── Supplied data

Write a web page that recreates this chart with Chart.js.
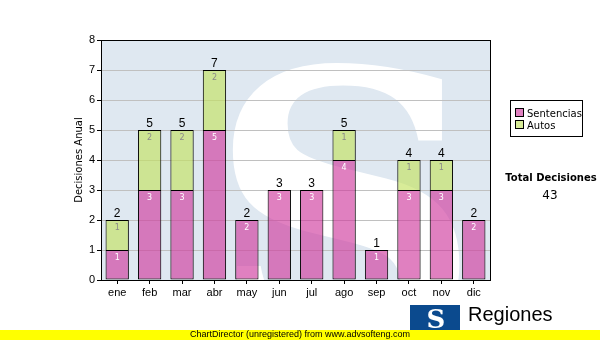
<!DOCTYPE html>
<html>
<head>
<meta charset="utf-8">
<script src="https://cdn.jsdelivr.net/npm/chart.js@4"></script>
<style>
  html, body { margin: 0; padding: 0; background: #fff; }
  #wrap { position: relative; width: 600px; height: 340px; }
</style>
</head>
<body>
<div id="wrap"><canvas id="chart" width="600" height="340"></canvas></div>
<script>
// datos mensuales
const meses = ['ene', 'feb', 'mar', 'abr', 'may', 'jun', 'jul', 'ago', 'sep', 'oct', 'nov', 'dic'];
const sentencias = [1, 3, 3, 5, 2, 3, 3, 4, 1, 3, 3, 2];
const autos = [1, 2, 2, 2, 0, 0, 0, 1, 0, 1, 1, 0];
const yTicks = [0, 1, 2, 3, 4, 5, 6, 7, 8];

const totales = meses.map((m, i) => sentencias[i] + autos[i]);
const totalDecisiones = totales.reduce((a, b) => a + b, 0);

const colorSent = 'rgba(208,60,158,0.65)';
const colorAutos = 'rgba(195,226,97,0.65)';

// fondo con la "S" del logo, bordes, etiquetas, leyenda y pie
const extras = {
    id: 'extras',
    beforeDatasetsDraw(chart) {
        const { ctx, chartArea: a } = chart;
        ctx.save();
        ctx.beginPath();
        ctx.rect(a.left, a.top, a.right - a.left, a.bottom - a.top);
        ctx.clip();
        ctx.fillStyle = '#dfe8f1';
        ctx.fillRect(a.left, a.top, a.right - a.left, a.bottom - a.top);
        ctx.fillStyle = '#ffffff';
        ctx.font = 'bold 380px "DejaVu Serif"';
        ctx.textAlign = 'center';
        ctx.textBaseline = 'alphabetic';
        ctx.fillText('S', 345, 345);
        ctx.restore();
        // lineas de grilla
        const y = chart.scales.y;
        ctx.save();
        ctx.strokeStyle = '#c0c0c0';
        ctx.lineWidth = 1;
        yTicks.slice(1, -1).forEach(v => {
            const py = Math.round(y.getPixelForValue(v)) + 0.5;
            ctx.beginPath();
            ctx.moveTo(a.left, py);
            ctx.lineTo(a.right, py);
            ctx.stroke();
        });
        ctx.restore();
    },
    afterDatasetsDraw(chart) {
        const { ctx, chartArea: a } = chart;
        ctx.save();
        ctx.strokeStyle = '#000';
        ctx.lineWidth = 1;
        ctx.strokeRect(Math.round(a.left) + 0.5, Math.round(a.top) + 0.5,
            Math.round(a.right - a.left), Math.round(a.bottom - a.top));

        const m0 = chart.getDatasetMeta(0);
        const m1 = chart.getDatasetMeta(1);
        ctx.textAlign = 'center';
        ctx.textBaseline = 'middle';
        ctx.font = '8px "DejaVu Sans"';
        m0.data.forEach((bar, i) => {
            if (!sentencias[i]) return;
            ctx.fillStyle = '#ffffff';
            ctx.fillText(sentencias[i], bar.x, bar.y + 8);
        });
        m1.data.forEach((bar, i) => {
            if (!autos[i]) return;
            ctx.fillStyle = '#8a8a8a';
            ctx.fillText(autos[i], bar.x, bar.y + 8);
        });
        ctx.font = '12px "Liberation Sans"';
        ctx.fillStyle = '#000';
        ctx.textBaseline = 'alphabetic';
        m0.data.forEach((bar, i) => {
            const py = chart.scales.y.getPixelForValue(totales[i]);
            ctx.fillText(totales[i], bar.x, py - 3);
        });

        // leyenda
        ctx.strokeStyle = '#000';
        ctx.strokeRect(510.5, 100.5, 72, 36);
        ctx.textAlign = 'left';
        ctx.textBaseline = 'middle';
        ctx.font = '10px "DejaVu Sans"';
        [['Sentencias', '#e080c0', 113], ['Autos', '#d8ec98', 125]].forEach(([t, c, py]) => {
            ctx.fillStyle = c;
            ctx.fillRect(515.5, py - 4.5, 8, 8);
            ctx.strokeRect(515.5, py - 4.5, 8, 8);
            ctx.fillStyle = '#000';
            ctx.fillText(t, 527, py + 1);
        });

        ctx.textAlign = 'center';
        ctx.font = 'bold 10px "DejaVu Sans"';
        ctx.fillText('Total Decisiones', 551, 178);
        ctx.font = '12px "DejaVu Sans"';
        ctx.fillText(String(totalDecisiones), 550, 196);

        // logo Regiones
        ctx.fillStyle = '#0b4a8e';
        ctx.fillRect(410, 305, 50, 25);
        ctx.fillStyle = '#fff';
        ctx.font = 'bold 26px "DejaVu Serif"';
        ctx.fillText('S', 436, 321);
        ctx.fillStyle = '#000';
        ctx.textAlign = 'left';
        ctx.font = '20px "Liberation Sans"';
        ctx.fillText('Regiones', 468, 315);

        // pie
        ctx.fillStyle = '#ffff00';
        ctx.fillRect(0, 330, 600, 10);
        ctx.fillStyle = '#000';
        ctx.font = '9px "Liberation Sans"';
        ctx.fillText('ChartDirector (unregistered) from www.advsofteng.com', 190, 335);
        ctx.restore();
    }
};

new Chart(document.getElementById('chart'), {
    type: 'bar',
    data: {
        labels: meses,
        datasets: [
            {
                label: 'Sentencias',
                data: sentencias,
                backgroundColor: colorSent,
                borderColor: '#000',
                borderWidth: 1,
                borderSkipped: false
            },
            {
                label: 'Autos',
                data: autos,
                backgroundColor: colorAutos,
                borderColor: '#000',
                borderWidth: 1,
                borderSkipped: 'bottom'
            }
        ]
    },
    options: {
        responsive: false,
        animation: false,
        layout: { padding: { left: 73, right: 110, top: 40, bottom: 0 } },
        plugins: { legend: { display: false }, tooltip: { enabled: false } },
        datasets: { bar: { categoryPercentage: 0.72, barPercentage: 1 } },
        scales: {
            x: {
                stacked: true,
                afterFit: s => { s.height = 60; },
                grid: { offset: false, drawOnChartArea: false, tickLength: 4, color: '#000' },
                border: { color: '#000' },
                ticks: { color: '#000', font: { family: 'Liberation Sans', size: 11 }, padding: 2 }
            },
            y: {
                stacked: true,
                min: 0,
                max: 8,
                afterFit: s => { s.width = 28; },
                afterBuildTicks: s => { s.ticks = yTicks.map(v => ({ value: v })); },
                grid: { drawOnChartArea: false, tickLength: 4, color: '#000' },
                border: { color: '#000' },
                ticks: { color: '#000', font: { family: 'Liberation Sans', size: 11 }, padding: 2 },
                title: {
                    display: true,
                    text: 'Decisiones Anual',
                    color: '#000',
                    font: { family: 'DejaVu Sans', size: 10 },
                    padding: 0
                }
            }
        }
    },
    plugins: [extras]
});
</script>
</body>
</html>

────

Please repeat exactly the data above from its first line to the line that contains "const colorAutos = 'rgba(195,226,97,0.65)';", inclusive, and leave every picture out.

» Reply:
Write a web page that recreates this chart with Chart.js.
<!DOCTYPE html>
<html>
<head>
<meta charset="utf-8">
<script src="https://cdn.jsdelivr.net/npm/chart.js@4"></script>
<style>
  html, body { margin: 0; padding: 0; background: #fff; }
  #wrap { position: relative; width: 600px; height: 340px; }
</style>
</head>
<body>
<div id="wrap"><canvas id="chart" width="600" height="340"></canvas></div>
<script>
// datos mensuales
const meses = ['ene', 'feb', 'mar', 'abr', 'may', 'jun', 'jul', 'ago', 'sep', 'oct', 'nov', 'dic'];
const sentencias = [1, 3, 3, 5, 2, 3, 3, 4, 1, 3, 3, 2];
const autos = [1, 2, 2, 2, 0, 0, 0, 1, 0, 1, 1, 0];
const yTicks = [0, 1, 2, 3, 4, 5, 6, 7, 8];

const totales = meses.map((m, i) => sentencias[i] + autos[i]);
const totalDecisiones = totales.reduce((a, b) => a + b, 0);

const colorSent = 'rgba(208,60,158,0.65)';
const colorAutos = 'rgba(195,226,97,0.65)';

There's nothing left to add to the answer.